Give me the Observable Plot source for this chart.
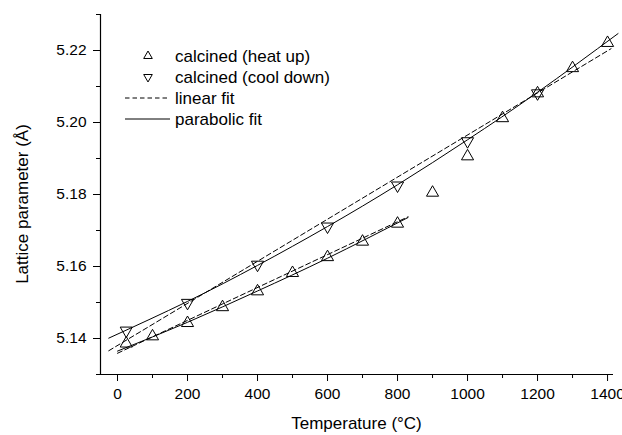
<!DOCTYPE html>
<html><head><meta charset="utf-8">
<script src="https://cdn.jsdelivr.net/npm/d3@7"></script>
<script src="https://cdn.jsdelivr.net/npm/@observablehq/plot@0.6"></script>
<style>
body{margin:0;background:#fff;}
svg{font-family:"Liberation Sans",Arial,Helvetica,sans-serif;}
</style>
</head><body><div id="chart"></div>
<script>
// Heat-up measurements (△)
const heatT = [25, 100, 200, 300, 400, 500, 600, 700, 800, 900, 1000, 1100, 1200, 1300, 1400];
const heatA = [5.1386, 5.1406, 5.1443, 5.1487, 5.1531, 5.1582, 5.1626, 5.1669, 5.1719, 5.1805, 5.1906, 5.2012, 5.2081, 5.2151, 5.2221];
// Cool-down measurements (▽)
const coolT = [25, 200, 400, 600, 800, 1000, 1200];
const coolA = [5.1422, 5.1499, 5.1605, 5.1711, 5.1825, 5.1948, 5.2081];
// Fit curves
const highParT = [-25, 200, 400, 600, 800, 1000, 1200, 1430];
const highParA = [5.1401, 5.1503, 5.1603, 5.1711, 5.1827, 5.1952, 5.2084, 5.2247];
const highLinT = [-25, 1410];
const highLinA = [5.1366, 5.2205];
const lowParT = [0, 200, 400, 600, 830];
const lowParA = [5.1365, 5.1445, 5.1532, 5.1623, 5.1736];
const lowLinT = [0, 830];
const lowLinA = [5.1359, 5.1738];
// Axes
const xDomain = [-48.6, 1417];
const yDomain = [5.13, 5.23];
const xMajorTicks = [0, 200, 400, 600, 800, 1000, 1200, 1400];
const xMinorTicks = [100, 300, 500, 700, 900, 1100, 1300];
const yMajorTicks = [5.14, 5.16, 5.18, 5.20, 5.22];
const yMinorTicks = [5.13, 5.15, 5.17, 5.19, 5.21, 5.23];
const xTitle = "Temperature (°C)";
const yTitle = "Lattice parameter (Å)";
const legendLabels = ["calcined (heat up)", "calcined (cool down)", "linear fit", "parabolic fit"];

const triUp = {draw(ctx, size) {
  const y = -Math.sqrt(size / (3 * Math.sqrt(3)));
  ctx.moveTo(0, y * 2); ctx.lineTo(-Math.sqrt(3) * y, -y); ctx.lineTo(Math.sqrt(3) * y, -y); ctx.closePath();
}};
const triDown = {draw(ctx, size) {
  const y = Math.sqrt(size / (3 * Math.sqrt(3)));
  ctx.moveTo(0, y * 2); ctx.lineTo(-Math.sqrt(3) * y, -y); ctx.lineTo(Math.sqrt(3) * y, -y); ctx.closePath();
}};

const zip = (T, A) => T.map((t, i) => ({t, a: A[i]}));
const heat = zip(heatT, heatA), cool = zip(coolT, coolA);

const plot = Plot.plot({
  width: 622, height: 435,
  marginLeft: 100, marginRight: 9, marginTop: 14, marginBottom: 61,
  x: {domain: xDomain},
  y: {domain: yDomain},
  style: {fontFamily: '"Liberation Sans",Arial,sans-serif', fontSize: "15.5px", color: "#000", background: "#fff", overflow: "visible"},
  marks: [
    Plot.axisX({ticks: xMajorTicks, tickSize: 7, tickPadding: 6, tickFormat: d => String(d), label: null, stroke: "#000"}),
    Plot.axisX({ticks: xMinorTicks, tickSize: 4, tickFormat: () => "", label: null}),
    Plot.axisY({ticks: yMajorTicks, tickSize: 7, tickPadding: 7, tickFormat: d3.format(".2f"), label: null}),
    Plot.axisY({ticks: yMinorTicks, tickSize: 4, tickFormat: () => "", label: null}),
    Plot.ruleX([xDomain[0]], {stroke: "#000", strokeWidth: 1.2}),
    Plot.ruleY([yDomain[0]], {stroke: "#000", strokeWidth: 1.2}),
    Plot.line(zip(highLinT, highLinA), {x: "t", y: "a", stroke: "#000", strokeWidth: 1, strokeDasharray: "5,3"}),
    Plot.line(zip(lowLinT, lowLinA), {x: "t", y: "a", stroke: "#000", strokeWidth: 1, strokeDasharray: "5,3"}),
    Plot.line(zip(highParT, highParA), {x: "t", y: "a", stroke: "#000", strokeWidth: 1, curve: "natural"}),
    Plot.line(zip(lowParT, lowParA), {x: "t", y: "a", stroke: "#000", strokeWidth: 1, curve: "natural"}),
    Plot.dot(heat, {x: "t", y: "a", symbol: triUp, r: 4.5, stroke: "#000", fill: "none", strokeWidth: 1}),
    Plot.dot(cool, {x: "t", y: "a", symbol: triDown, r: 4.5, stroke: "#000", fill: "none", strokeWidth: 1})
  ]
});

const svg = d3.select(plot);
// axis titles
svg.append("text").attr("x", 356.5).attr("y", 429).attr("text-anchor", "middle")
  .attr("font-size", "17px").attr("fill", "#000").text(xTitle);
svg.append("text").attr("transform", "translate(28,204) rotate(-90)").attr("text-anchor", "middle")
  .attr("font-size", "17px").attr("fill", "#000").text(yTitle);

// legend
const rowsY = [56, 77, 98, 119];
const lg = svg.append("g").attr("font-size", "17px").attr("fill", "#000").attr("text-anchor", "start");
const legSize = Math.PI * 3.2 * 3.2;
lg.append("path").attr("d", d3.symbol(triUp, legSize)()).attr("transform", `translate(148,${rowsY[0]})`)
  .attr("fill", "none").attr("stroke", "#000");
lg.append("path").attr("d", d3.symbol(triDown, legSize)()).attr("transform", `translate(148,${rowsY[1]})`)
  .attr("fill", "none").attr("stroke", "#000");
lg.append("line").attr("x1", 125).attr("x2", 170).attr("y1", rowsY[2]).attr("y2", rowsY[2])
  .attr("stroke", "#000").attr("stroke-dasharray", "4.5,3");
lg.append("line").attr("x1", 125).attr("x2", 170).attr("y1", rowsY[3]).attr("y2", rowsY[3])
  .attr("stroke", "#000");
legendLabels.forEach((s, i) => {
  lg.append("text").attr("x", 175).attr("y", rowsY[i]).attr("dy", "0.35em").attr("text-anchor", "start").text(s);
});

document.getElementById("chart").appendChild(plot);
</script>
</body></html>
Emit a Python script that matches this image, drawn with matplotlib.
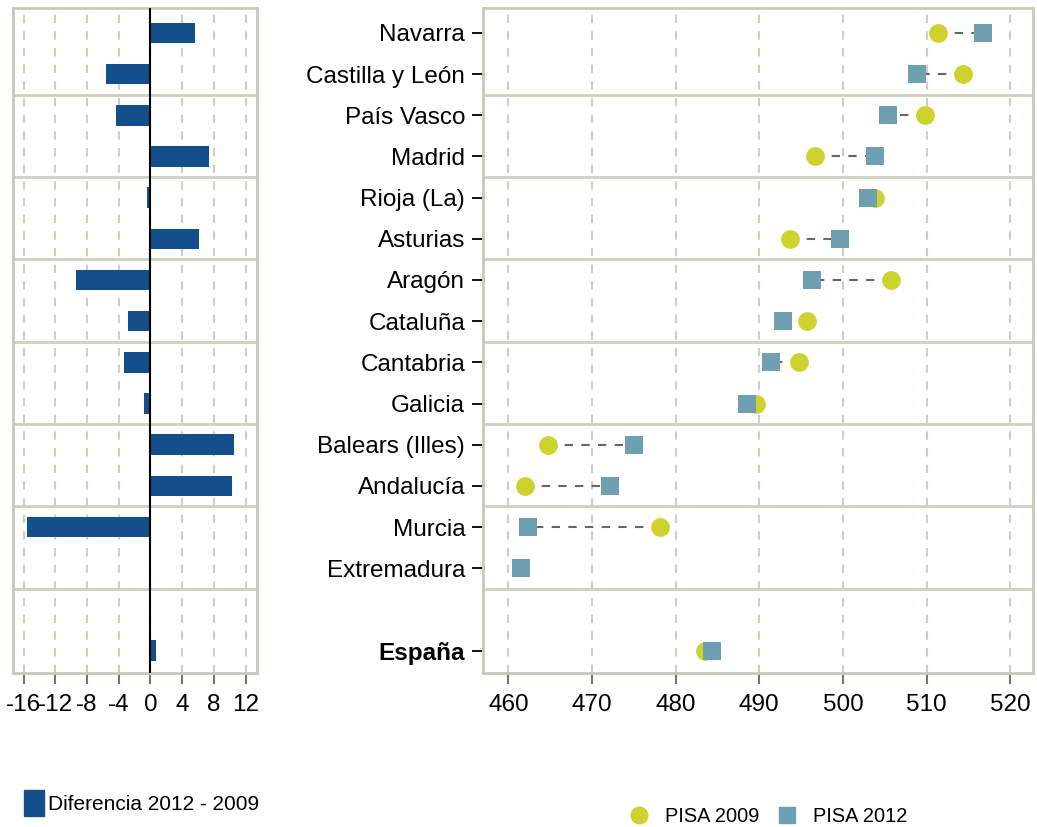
---------------
* WORK TO BE COMPLETED:
Without the pictures, reproduce every line of the records above exactly.

* ANSWER FOR THIS EXERCISE:
Give me the Observable Plot source for this chart.
<!DOCTYPE html>
<html><head><meta charset="utf-8">
<script src="https://cdn.jsdelivr.net/npm/d3@7"></script>
<script src="https://cdn.jsdelivr.net/npm/@observablehq/plot@0.6"></script>
<style>
body{margin:0;background:#fff;}
svg{font-family:"Liberation Sans",Arial,Helvetica,sans-serif;}
</style>
</head><body><div id="chart"></div>
<script>
// Heat-up measurements (△)
const heatT = [25, 100, 200, 300, 400, 500, 600, 700, 800, 900, 1000, 1100, 1200, 1300, 1400];
const heatA = [5.1386, 5.1406, 5.1443, 5.1487, 5.1531, 5.1582, 5.1626, 5.1669, 5.1719, 5.1805, 5.1906, 5.2012, 5.2081, 5.2151, 5.2221];
// Cool-down measurements (▽)
const coolT = [25, 200, 400, 600, 800, 1000, 1200];
const coolA = [5.1422, 5.1499, 5.1605, 5.1711, 5.1825, 5.1948, 5.2081];
// Fit curves
const highParT = [-25, 200, 400, 600, 800, 1000, 1200, 1430];
const highParA = [5.1401, 5.1503, 5.1603, 5.1711, 5.1827, 5.1952, 5.2084, 5.2247];
const highLinT = [-25, 1410];
const highLinA = [5.1366, 5.2205];
const lowParT = [0, 200, 400, 600, 830];
const lowParA = [5.1365, 5.1445, 5.1532, 5.1623, 5.1736];
const lowLinT = [0, 830];
const lowLinA = [5.1359, 5.1738];
// Axes
const xDomain = [-48.6, 1417];
const yDomain = [5.13, 5.23];
const xMajorTicks = [0, 200, 400, 600, 800, 1000, 1200, 1400];
const xMinorTicks = [100, 300, 500, 700, 900, 1100, 1300];
const yMajorTicks = [5.14, 5.16, 5.18, 5.20, 5.22];
const yMinorTicks = [5.13, 5.15, 5.17, 5.19, 5.21, 5.23];
const xTitle = "Temperature (°C)";
const yTitle = "Lattice parameter (Å)";
const legendLabels = ["calcined (heat up)", "calcined (cool down)", "linear fit", "parabolic fit"];

const triUp = {draw(ctx, size) {
  const y = -Math.sqrt(size / (3 * Math.sqrt(3)));
  ctx.moveTo(0, y * 2); ctx.lineTo(-Math.sqrt(3) * y, -y); ctx.lineTo(Math.sqrt(3) * y, -y); ctx.closePath();
}};
const triDown = {draw(ctx, size) {
  const y = Math.sqrt(size / (3 * Math.sqrt(3)));
  ctx.moveTo(0, y * 2); ctx.lineTo(-Math.sqrt(3) * y, -y); ctx.lineTo(Math.sqrt(3) * y, -y); ctx.closePath();
}};

const zip = (T, A) => T.map((t, i) => ({t, a: A[i]}));
const heat = zip(heatT, heatA), cool = zip(coolT, coolA);

const plot = Plot.plot({
  width: 622, height: 435,
  marginLeft: 100, marginRight: 9, marginTop: 14, marginBottom: 61,
  x: {domain: xDomain},
  y: {domain: yDomain},
  style: {fontFamily: '"Liberation Sans",Arial,sans-serif', fontSize: "15.5px", color: "#000", background: "#fff", overflow: "visible"},
  marks: [
    Plot.axisX({ticks: xMajorTicks, tickSize: 7, tickPadding: 6, tickFormat: d => String(d), label: null, stroke: "#000"}),
    Plot.axisX({ticks: xMinorTicks, tickSize: 4, tickFormat: () => "", label: null}),
    Plot.axisY({ticks: yMajorTicks, tickSize: 7, tickPadding: 7, tickFormat: d3.format(".2f"), label: null}),
    Plot.axisY({ticks: yMinorTicks, tickSize: 4, tickFormat: () => "", label: null}),
    Plot.ruleX([xDomain[0]], {stroke: "#000", strokeWidth: 1.2}),
    Plot.ruleY([yDomain[0]], {stroke: "#000", strokeWidth: 1.2}),
    Plot.line(zip(highLinT, highLinA), {x: "t", y: "a", stroke: "#000", strokeWidth: 1, strokeDasharray: "5,3"}),
    Plot.line(zip(lowLinT, lowLinA), {x: "t", y: "a", stroke: "#000", strokeWidth: 1, strokeDasharray: "5,3"}),
    Plot.line(zip(highParT, highParA), {x: "t", y: "a", stroke: "#000", strokeWidth: 1, curve: "natural"}),
    Plot.line(zip(lowParT, lowParA), {x: "t", y: "a", stroke: "#000", strokeWidth: 1, curve: "natural"}),
    Plot.dot(heat, {x: "t", y: "a", symbol: triUp, r: 4.5, stroke: "#000", fill: "none", strokeWidth: 1}),
    Plot.dot(cool, {x: "t", y: "a", symbol: triDown, r: 4.5, stroke: "#000", fill: "none", strokeWidth: 1})
  ]
});

const svg = d3.select(plot);
// axis titles
svg.append("text").attr("x", 356.5).attr("y", 429).attr("text-anchor", "middle")
  .attr("font-size", "17px").attr("fill", "#000").text(xTitle);
svg.append("text").attr("transform", "translate(28,204) rotate(-90)").attr("text-anchor", "middle")
  .attr("font-size", "17px").attr("fill", "#000").text(yTitle);

// legend
const rowsY = [56, 77, 98, 119];
const lg = svg.append("g").attr("font-size", "17px").attr("fill", "#000").attr("text-anchor", "start");
const legSize = Math.PI * 3.2 * 3.2;
lg.append("path").attr("d", d3.symbol(triUp, legSize)()).attr("transform", `translate(148,${rowsY[0]})`)
  .attr("fill", "none").attr("stroke", "#000");
lg.append("path").attr("d", d3.symbol(triDown, legSize)()).attr("transform", `translate(148,${rowsY[1]})`)
  .attr("fill", "none").attr("stroke", "#000");
lg.append("line").attr("x1", 125).attr("x2", 170).attr("y1", rowsY[2]).attr("y2", rowsY[2])
  .attr("stroke", "#000").attr("stroke-dasharray", "4.5,3");
lg.append("line").attr("x1", 125).attr("x2", 170).attr("y1", rowsY[3]).attr("y2", rowsY[3])
  .attr("stroke", "#000");
legendLabels.forEach((s, i) => {
  lg.append("text").attr("x", 175).attr("y", rowsY[i]).attr("dy", "0.35em").attr("text-anchor", "start").text(s);
});

document.getElementById("chart").appendChild(plot);
</script>
</body></html>
Emit a Python script that matches this image, drawn with matplotlib.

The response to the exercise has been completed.